* _What to do_:
Copy every line of the following data that includes the string "Rebuild".
----------
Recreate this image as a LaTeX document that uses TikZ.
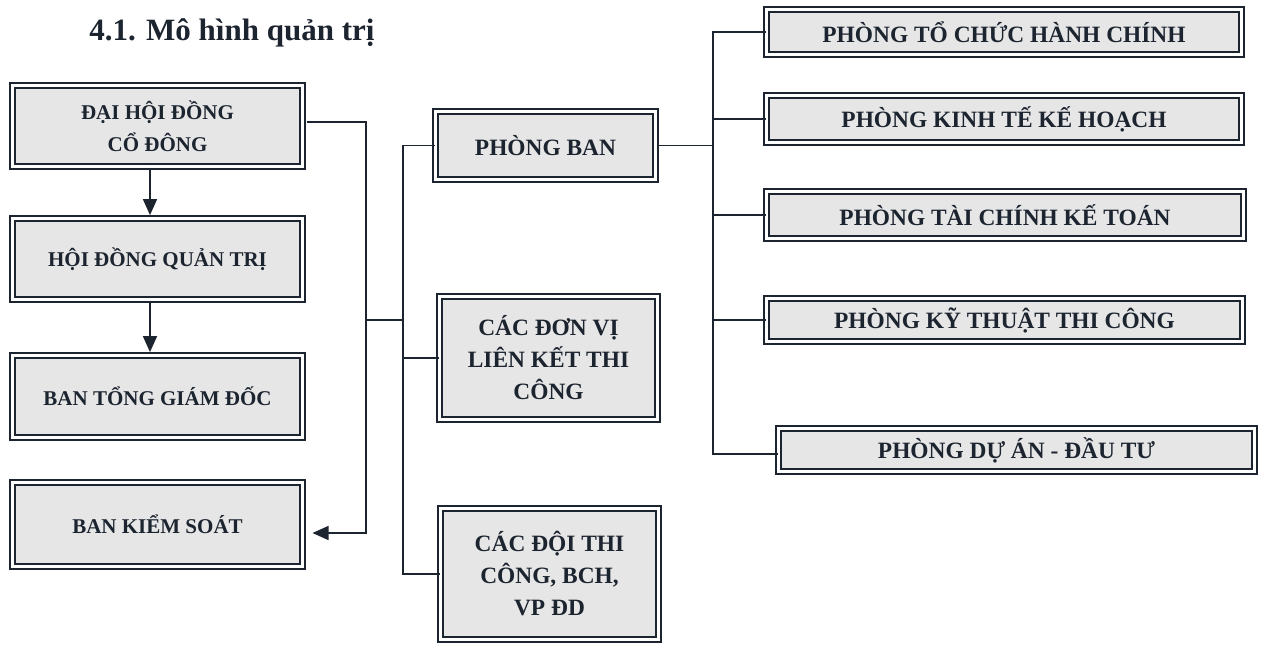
\documentclass[tikz,border=0pt]{standalone}
\usepackage{fontspec}
\setmainfont{Liberation Serif}
\usetikzlibrary{arrows.meta,calc}
\definecolor{ink}{HTML}{1C2430}
\definecolor{boxfill}{HTML}{E6E6E6}
\begin{document}
\begin{tikzpicture}[x=0.5pt,y=-0.5pt,
  dbox/.style={draw=ink, line width=0.9pt, double=white, double distance=1.6pt,
    fill=boxfill, inner sep=0pt, align=center, text=ink,
    font=\bfseries\fontsize{11.7}{16}\selectfont},
  lbox/.style={dbox, font=\bfseries\fontsize{10.5}{16}\selectfont},
  sz/.style 2 args={minimum width={(#1-6.8)*0.5pt}, minimum height={(#2-6.8)*0.5pt}},
  conn/.style={draw=ink, line width=0.75pt},
  arr/.style={conn, -{Triangle[length=8pt,width=7pt]}}]
\useasboundingbox (0,0) rectangle (1264,644);

% title
\node[anchor=base west, inner sep=0pt, text=ink, font=\bfseries\fontsize{15.5}{18}\selectfont]
  (title) at (89,40) {4.1. Mô hình quản trị};

% left column
\node[lbox, sz={297}{88}] (dh)   at (157.5,126)   {ĐẠI HỘI ĐỒNG\\CỔ ĐÔNG};
\node[lbox, sz={297}{88}] (hd)   at (157.5,259)   {HỘI ĐỒNG QUẢN TRỊ};
\node[lbox, sz={297}{89}] (btgd) at (157.5,396.5) {BAN TỔNG GIÁM ĐỐC};
\node[lbox, sz={297}{91}] (bks)  at (157.5,524.5) {BAN KIỂM SOÁT};

% middle column
\node[dbox, sz={227}{75}]  (pb)  at (545.5,145.5) {PHÒNG BAN};
\node[dbox, sz={225}{130}] (dv)  at (548.5,358)   {CÁC ĐƠN VỊ\\LIÊN KẾT THI\\CÔNG};
\node[dbox, sz={225}{138}] (doi) at (549.5,574)   {CÁC ĐỘI THI\\CÔNG, BCH,\\VP ĐD};

% right column
\node[dbox, sz={482}{52}] (tc)   at (1004,32)     {PHÒNG TỔ CHỨC HÀNH CHÍNH};
\node[dbox, sz={482}{54}] (kt)   at (1004,119)    {PHÒNG KINH TẾ KẾ HOẠCH};
\node[dbox, sz={484}{54}] (tckt) at (1005,215)    {PHÒNG TÀI CHÍNH KẾ TOÁN};
\node[dbox, sz={483}{50}] (ktt)  at (1004.5,320)  {PHÒNG KỸ THUẬT THI CÔNG};
\node[dbox, sz={483}{50}] (da)   at (1016.5,450)  {PHÒNG DỰ ÁN - ĐẦU TƯ};

% helper coordinates
\coordinate (ax) at (150,0);
\coordinate (s1) at (366,0);
\coordinate (s2) at (403,0);
\coordinate (s3) at (712,0);
\coordinate (j1) at (366,320);
\coordinate (j2) at (403,320);

% left vertical arrows
\draw[arr, shorten >=1.2pt] (dh.south -| ax) -- (hd.north -| ax);
\draw[arr, shorten >=1.2pt] (hd.south -| ax) -- (btgd.north -| ax);

% ĐHĐCĐ -> BKS loop
\draw[arr, shorten >=4.5pt] ($(dh.east)+(3,-4)$) -- ($(dh.east -| s1)+(0,-4)$)
   -- ($(s1 |- bks.east)+(0,8.5)$) -- ($(bks.east)+(0,8.5)$);

% branch to middle spine
\draw[conn] (j1) -- (j2);
\draw[conn] (pb.west) -| (s2 |- doi.west) -- (doi.west);
\draw[conn] (s2 |- dv.west) -- (dv.west);

% right spine
\draw[conn] (pb.east) -- (pb.east -| s3);
\draw[conn] (tc.west) -| ($(s3 |- da.west)+(1,4)$) -- ($(da.west)+(0,4)$);
\draw[conn] (s3 |- kt.west) -- (kt.west);
\draw[conn] (s3 |- tckt.west) -- (tckt.west);
\draw[conn] (s3 |- ktt.west) -- (ktt.west);
\end{tikzpicture}
\end{document}
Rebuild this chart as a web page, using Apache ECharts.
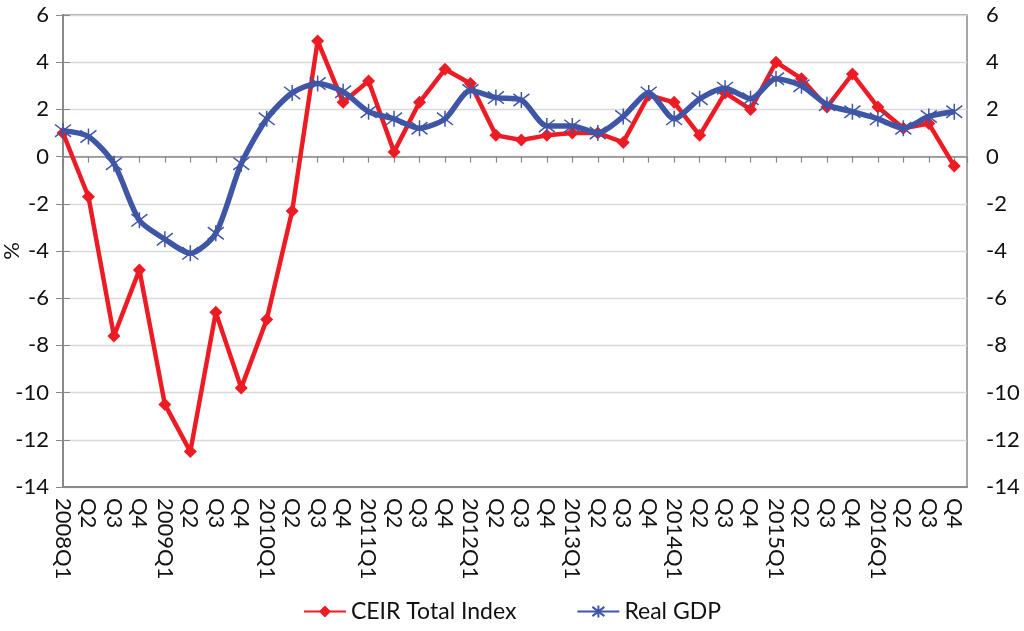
<!DOCTYPE html>
<html>
<head>
<meta charset="utf-8">
<script src="https://cdn.jsdelivr.net/npm/echarts@6/dist/echarts.min.js"></script>
<style>
html,body{margin:0;padding:0;background:#fff;}
#chart{width:1024px;height:631px;}
</style>
</head>
<body>
<div id="chart"></div>
<script>
const categories = [
  '2008Q1','Q2','Q3','Q4',
  '2009Q1','Q2','Q3','Q4',
  '2010Q1','Q2','Q3','Q4',
  '2011Q1','Q2','Q3','Q4',
  '2012Q1','Q2','Q3','Q4',
  '2013Q1','Q2','Q3','Q4',
  '2014Q1','Q2','Q3','Q4',
  '2015Q1','Q2','Q3','Q4',
  '2016Q1','Q2','Q3','Q4'
];
const ceirTotal = [
  1.0, -1.7, -7.6, -4.8,
  -10.5, -12.5, -6.6, -9.8,
  -6.9, -2.3, 4.9, 2.3,
  3.2, 0.2, 2.3, 3.7,
  3.1, 0.9, 0.7, 0.9,
  1.0, 1.0, 0.6, 2.6,
  2.3, 0.9, 2.7, 2.0,
  4.0, 3.3, 2.1, 3.5,
  2.1, 1.2, 1.4, -0.4
];
const realGDP = [
  1.1, 0.85, -0.3, -2.7,
  -3.5, -4.1, -3.25, -0.3,
  1.6, 2.7, 3.1, 2.75,
  1.9, 1.6, 1.2, 1.6,
  2.8, 2.5, 2.4, 1.3,
  1.3, 1.0, 1.7, 2.7,
  1.6, 2.45, 2.9, 2.45,
  3.3, 3.0, 2.2, 1.9,
  1.6, 1.2, 1.7, 1.9
];
const yTicks = { min: -14, max: 6, step: 2 };

const FONT = 'Lato';
const asterisk = 'path://M0,0L10,10M10,0L0,10M5,-1.5L5,11.5';

const chart = echarts.init(document.getElementById('chart'), null, {renderer: 'canvas'});
const gray = '#898989';
const option = {
  animation: false,
  backgroundColor: '#ffffff',
  textStyle: { fontFamily: FONT },
  grid: {
    left: 63, right: 57, top: 15, bottom: 144,
    outerBoundsMode: 'none', containLabel: false,
    show: true, borderColor: gray, borderWidth: 1.5, backgroundColor: 'transparent'
  },
  legend: {
    bottom: 3, left: 'center',
    itemWidth: 42, itemHeight: 15, itemGap: 60,
    textStyle: { fontFamily: FONT, fontSize: 23, color: '#111' },
    data: ['CEIR Total Index', 'Real GDP']
  },
  xAxis: [
    {
      type: 'value', min: 0, max: categories.length - 0.5, interval: 1,
      position: 'bottom',
      axisLine: { onZero: false, show: true, lineStyle: { color: gray, width: 2 } },
      axisTick: { show: false },
      splitLine: { show: false },
      axisLabel: {
        rotate: -90, margin: 11, fontFamily: FONT, fontSize: 22, color: '#111',
        showMaxLabel: true, showMinLabel: true,
        formatter: v => (Number.isInteger(v) && categories[v] !== undefined) ? categories[v] : ''
      }
    },
    {
      type: 'value', min: 0, max: categories.length - 0.5, interval: 1,
      position: 'bottom',
      axisLine: { onZero: true, show: true, lineStyle: { color: gray, width: 1.5 } },
      axisTick: { show: true, length: 6, lineStyle: { color: gray, width: 1.2 } },
      splitLine: { show: false },
      axisLabel: { show: false }
    }
  ],
  yAxis: [
    {
      type: 'value', min: yTicks.min, max: yTicks.max, interval: yTicks.step,
      position: 'left',
      name: '%', nameLocation: 'middle', nameRotate: 90, nameGap: 40,
      nameMoveOverlap: false,
      nameTextStyle: { fontFamily: FONT, fontSize: 22, color: '#111' },
      axisLine: { show: true, lineStyle: { color: gray, width: 2 } },
      axisTick: { show: true, length: 7, lineStyle: { color: gray } },
      splitLine: { show: true, lineStyle: { color: '#d9d9d9', width: 1.3 } },
      axisLabel: { fontFamily: FONT, fontSize: 22, color: '#111', margin: 14 }
    },
    {
      type: 'value', min: yTicks.min, max: yTicks.max, interval: yTicks.step,
      position: 'right',
      axisLine: { show: true, lineStyle: { color: gray, width: 2 } },
      axisTick: { show: true, length: 7, lineStyle: { color: gray } },
      splitLine: { show: false },
      axisLabel: { fontFamily: FONT, fontSize: 22, color: '#111', margin: 19 }
    }
  ],
  series: [
    {
      name: 'CEIR Total Index', type: 'line',
      xAxisIndex: 0, yAxisIndex: 0,
      data: ceirTotal.map((v, i) => [i, v]),
      symbol: 'diamond', symbolSize: 13,
      lineStyle: { color: '#ED1C24', width: 4.5 },
      itemStyle: { color: '#ED1C24' },
      z: 3
    },
    {
      name: 'Real GDP', type: 'line',
      xAxisIndex: 0, yAxisIndex: 0,
      data: realGDP.map((v, i) => [i, v]),
      smooth: 0.25,
      symbol: asterisk, symbolSize: 16,
      lineStyle: { color: '#3F56A6', width: 5.5 },
      itemStyle: { color: '#3F56A6', borderColor: '#3F56A6', borderWidth: 1.5 },
      z: 4
    }
  ]
};
chart.setOption(option);
</script>
</body>
</html>
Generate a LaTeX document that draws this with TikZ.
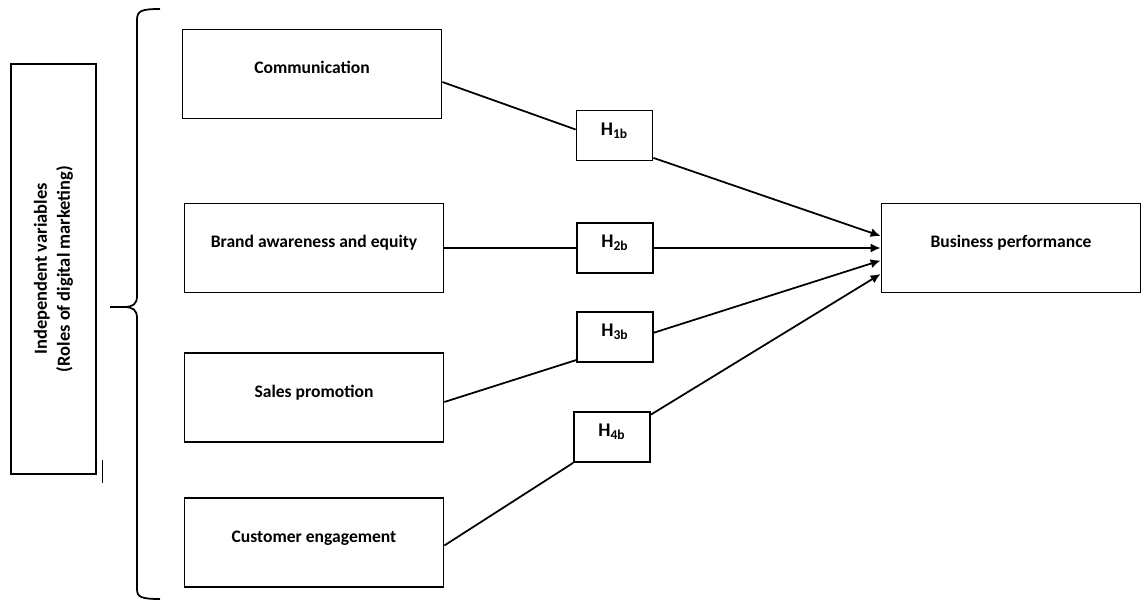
\documentclass[tikz,border=0pt]{standalone}
\usepackage{fontspec}
\setmainfont{Carlito}
\usetikzlibrary{arrows.meta}

\begin{document}
\begin{tikzpicture}[x=0.02cm,y=-0.02cm,>={Latex[length=2mm,width=1.8mm]},line width=1pt]

\tikzset{%
every box/.style={
draw,
inner sep=0pt,
font=\bfseries\fontsize{10}{12}\selectfont,
text height=2mm,
text depth=2mm
},
var box/.style={
minimum width=5.18cm,
minimum height=1.78cm
},
hyp box/.style={
minimum width=1.52cm,
minimum height=1cm,
font=\bfseries\fontsize{11}{13}\selectfont
},
}

\useasboundingbox (0,0) rectangle (1147,601);

% Group label on the left
\node [draw, rotate=90, minimum width=8.2cm, minimum height=1.7cm, align=center,
font=\bfseries\fontsize{10.5}{13}\selectfont] (group) at (53.5,269)
{Independent variables\\(Roles of digital marketing)};
\draw [line width=0.6pt] (102.5,460) -- (102.5,483);

% Brace
\draw (160,9) .. controls (141,9) and (137,11) .. (137,20) -- (137,296)
.. controls (137,304) and (133,307) .. (124,307) -- (110,307);
\draw (124,307) .. controls (133,307) and (137,310) .. (137,318) -- (137,589)
.. controls (137,597) and (141,599) .. (160,599);

% Independent variable boxes
\foreach \x/\y/\t [count=\i] in {312/74/Communication, 314/248/Brand awareness and equity,
314/397.5/Sales promotion, 314/542.5/Customer engagement}
\node [every box, var box] (var-\i) at (\x,\y) {\t};

% Hypothesis boxes
\foreach \x/\y [count=\i] in {614.5/135.5, 615/248, 615/336.7, 612/437}
\node [every box, hyp box] (h-\i) at (\x,\y) {H\textsubscript{\i b}};

% Dependent variable
\node [every box, var box] (perf) at (1011,248) {Business performance};

% Variables to hypotheses
\draw ([yshift=-0.16cm]var-1.east) -- ([yshift=0.12cm]h-1.west);
\draw (var-2) -- (h-2);
\draw ([yshift=-0.09cm]var-3.east) -- ([yshift=0.05cm]h-3.south west);
\draw ([yshift=-0.06cm]var-4.east) -- (h-4.south west);

% Hypotheses to business performance
\draw [->] ([yshift=0.07cm]h-1.south east) -- ([yshift=0.24cm]perf.west);
\draw [->] (h-2) -- (perf);
\draw [->] ([yshift=0.08cm]h-3.east) -- ([yshift=-0.25cm]perf.west);
\draw [->] ([yshift=-0.07cm]h-4.north east) -- ([yshift=-0.52cm]perf.west);

\end{tikzpicture}
\end{document}
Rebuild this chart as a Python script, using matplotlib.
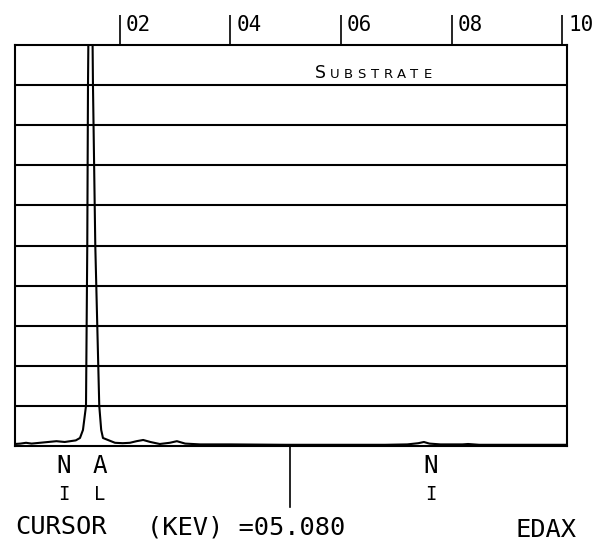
import matplotlib
matplotlib.use("Agg")
import matplotlib.pyplot as plt
from matplotlib import transforms
from matplotlib.lines import Line2D

# Spectrum trace: energy (keV) and counts in full-scale divisions (10 = top)
energy_kev = [0.10, 0.20, 0.30, 0.40, 0.55, 0.70, 0.85, 1.00, 1.10, 1.20,
              1.276, 1.33, 1.385, 1.408, 1.421, 1.465, 1.511, 1.553, 1.625,
              1.66, 1.692, 1.80, 1.91, 2.05, 2.18, 2.30, 2.42, 2.55, 2.72,
              2.90, 3.03, 3.18, 3.45, 4.0, 5.0, 6.0, 6.8, 7.2, 7.40, 7.50,
              7.60, 7.8, 8.2, 8.3, 8.5, 9.0, 9.5, 10.09]
counts = [0.05, 0.06, 0.08, 0.06, 0.08, 0.10, 0.12, 0.10, 0.12, 0.14,
          0.20, 0.40, 1.0, 5.0, 9.0, 16.0, 9.0, 5.0, 1.0,
          0.40, 0.20, 0.14, 0.08, 0.07, 0.08, 0.12, 0.15, 0.10, 0.05,
          0.08, 0.12, 0.06, 0.04, 0.04, 0.03, 0.03, 0.03, 0.04, 0.07, 0.10,
          0.06, 0.04, 0.04, 0.05, 0.03, 0.03, 0.03, 0.03]

# Top energy scale
scale_ticks = [2, 4, 6, 8, 10]
scale_labels = ["02", "04", "06", "08", "10"]

# Element markers printed under the trace (symbol, small-cap second letter)
marker_first = ["N", "A", "N"]
marker_second = ["I", "L", "I"]
marker_kev = [0.99, 1.63, 7.62]

cursor_kev = 5.08
cursor_text = "=05.080"
annotation = "SUBSTRATE"
annotation_kev = 5.53
annotation_level = 9.18

W, H = 602, 550
fig = plt.figure(figsize=(W / 100, H / 100), dpi=100)
ax = fig.add_axes([15 / W, 1 - 446 / H, 552 / W, 401 / H])

mono = "DejaVu Sans Mono"
lw = 1.5

ax.set_xlim(0.10, 10.09)
ax.set_ylim(0, 10)
for y in range(1, 10):
    ax.axhline(y, color="black", lw=lw, zorder=1)
ax.plot(energy_kev, counts, color="black", lw=lw, zorder=2)

for s in ax.spines.values():
    s.set_linewidth(lw)
ax.set_yticks([])
ax.set_xticks(scale_ticks)
ax.set_xticklabels([])
ax.tick_params(axis="x", bottom=False, top=True, direction="out",
               length=30 * 0.72, width=1.2, labeltop=False, labelbottom=False)

# Top scale numbers, set to the right of each tick
top_tr = transforms.blended_transform_factory(ax.transData, fig.transFigure)
for v, lab in zip(scale_ticks, scale_labels):
    tr = transforms.offset_copy(top_tr, fig=fig, x=6, y=0, units="dots")
    ax.text(v, 1 - 31 / H, lab, transform=tr, ha="left", va="baseline",
            fontsize=15, family=mono, clip_on=False)

# Element labels
for kev, a, b in zip(marker_kev, marker_first, marker_second):
    ax.text(kev, 1 - 473 / H, a, transform=top_tr, ha="center", va="baseline",
            fontsize=17.5, family=mono, clip_on=False)
    ax.text(kev, 1 - 500 / H, b, transform=top_tr, ha="center", va="baseline",
            fontsize=13.5, family=mono, clip_on=False)

# Cursor marker below the trace
ax.add_line(Line2D([cursor_kev, cursor_kev], [1 - 446 / H, 1 - 507 / H],
                   transform=top_tr, color="black", lw=1.2, clip_on=False))

fig.text(15 / W, 1 - 534 / H, "CURSOR", ha="left", va="baseline",
         fontsize=18.3, family=mono)
fig.text(147 / W, 1 - 534 / H, "(KEV) " + cursor_text, ha="left",
         va="baseline", fontsize=18.3, family=mono)
fig.text(577 / W, 1 - 537 / H, "EDAX", ha="right", va="baseline",
         fontsize=18.3, family=mono)

# Small-caps annotation above the top grid line
ann_tr = ax.transData
ax.text(annotation_kev, annotation_level, annotation[0], transform=ann_tr,
        ha="left", va="baseline", fontsize=12.5, family="DejaVu Sans")
for i, ch in enumerate(annotation[1:]):
    tr = transforms.offset_copy(ann_tr, fig=fig, x=20 + i * 13.2, y=0,
                                units="dots")
    ax.text(annotation_kev, annotation_level, ch, transform=tr, ha="center",
            va="baseline", fontsize=9.5, family="DejaVu Sans")

fig.savefig("out.png", dpi=100, facecolor="white")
----------
* _Solved exercise_:
Rebuild this chart as a web page, using Apache ECharts.
Rebuild this chart as a Python script, using matplotlib.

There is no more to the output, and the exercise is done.